At Theater Alliance (Anacostia Playhouse, 2020 Shannon Pl. S.E.), co-directors Raymond O. Caldwell and Angelisa Gillyard are staging an imaginative retelling of Douglas Turner Ward’s 1965 play, “Day of Absence” (Oct. 5-Nov. 3). Expect a “comedic and pointed commentary on systemic racism that still bears relevance today.” Full details at theateralliance.com.
For fall, Constellation Theatre Company (1835 14th St., N.W.) is doing “Little Shop of Horrors” (Oct. 17-Nov. 17). Set in an obscure Skid Row flower shop, Howard Ashman and Alan Menkin’s zany musical plumbs the mad depths of success, love and bloodthirsty posies with doo-wop and Motownesque sounds. Nick Martin directs. Full details at constellationtheatre.org.
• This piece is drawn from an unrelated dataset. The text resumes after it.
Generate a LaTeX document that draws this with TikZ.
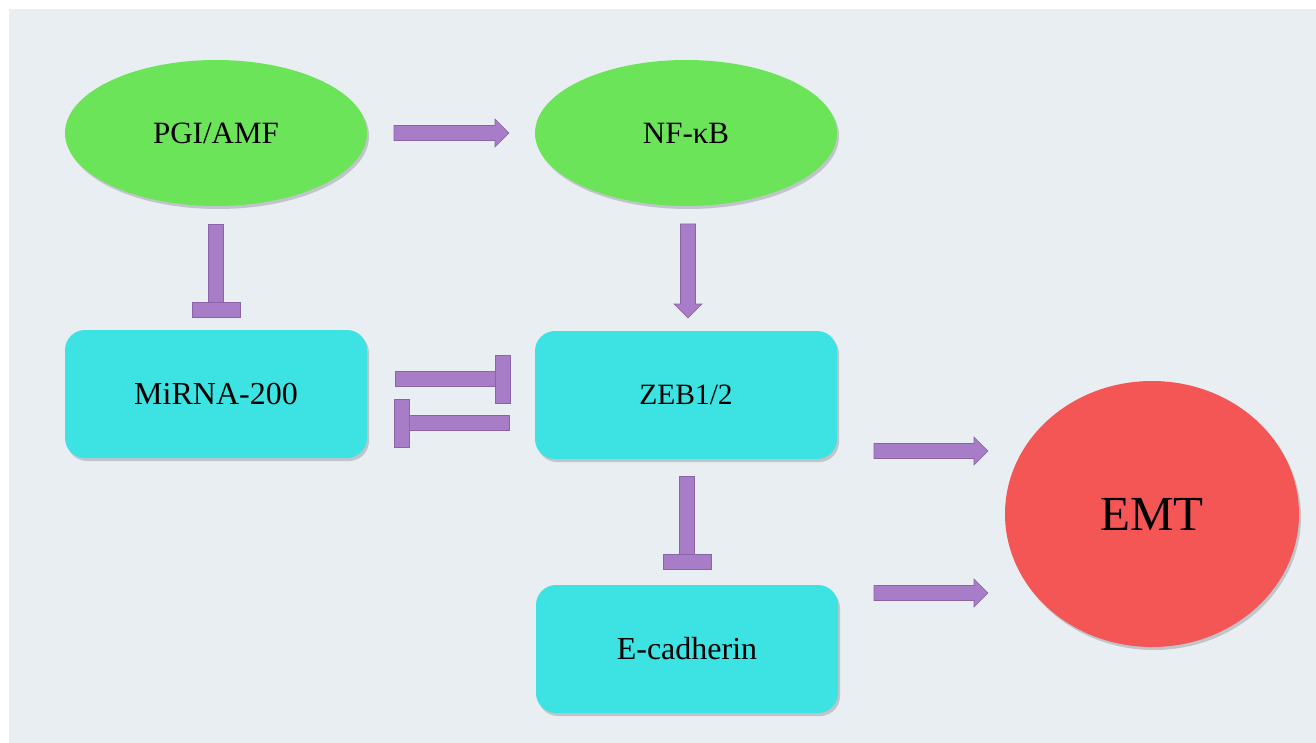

In time for Halloween, Rorschach Theatre presents Qui Nguyen’s “She Kills Monsters” (Oct. 18-Nov. 10). The 2014 inspiring comedy rife with homicidal fairies, nasty ogres and ’90s pop culture, has been re-imagined for 2019, this production will include site-specific elements that bring audiences into unseen places throughout the Atlas Performing Arts Center (Center, 1333 H St., N.E.). Details at rorschachtheatre.com.
The always timely Mosaic Theater Company (Atlas Performing Arts Center, 1333 H St., N.E.) presents “Theory,” playwright Norman Yeung’s techno thriller set against a campus free speech debate (Oct. 23-Nov. 17). Victoria Murray Baatin directs.
Following “Theory” is California-based playwright Jonathan Spector’s “Eureka Day” (Dec. 4-Jan. 5). A mumps breakout at a prestigious day school in liberal Berkeley, Calif., pushes thoughts on facts, consensus and social justice into the spotlight. Mosaic’s talented out managing director and producer Serge Seiden directs a cast of topnotch actors including Regina Aquino, Lise Bruneau, Erica Chamblee, Sam Lunay, and Elan Zafir. Full details at mosaictheater.org.
D.C.’s company dedicated to the LGBT experience, Rainbow Theatre Project (D.C. Arts Center, 2438 18th St., N.W.), kicks off the season with the world premiere of “Blue Camp” (Oct. 31-Nov. 24). Penned by out writers Tim Caggiano and Jack Calvin Hanna and directed by Christopher Janson, it’s described as a Vietnam War story of discrimination in the military, as relevant now as it was then. Details at rainbowtheatreproject.org.
At Theater J (1529 16th St., N.W.), it’s legendary gay playwright Edward Albee’s “Occupant” (Nov. 7-Dec. 8). In this late career work, Albee (“Who’s Afraid of Virginia Woolf?”) probes the life and times of famed sculptor Louise Nevelson. Local actor Susan Rome plays Nevelson and Aaron Posner directs. Details at theaterj.org.
A few other odds and ends: “19: the Musical,” which tells of women who fought for women’s voting rights, runs Nov. 25-27 at the National Museum of Women in the Arts (1250 New York Ave., N.W.). Details at nmwa.org. “My Barking Dog” is Oct. 4-13 at Caos on F Street (923 F St., N.W.). Details at universeplayers2.tix.com. “Paris! the Show” is Tuesday, Oct. 22 at GW Lisner. Tickets are gwutickets.com. And Young Artists of America presents “Once Upon a Mattress” on Sunday, Oct. 27 at 4 p.m. at the Clarice Smith Performing Arts Center in College Park, Md., and Saturday, Nov. 2 at 6 p.m. at the Kennedy Center. Details at youngartistsamerica.org.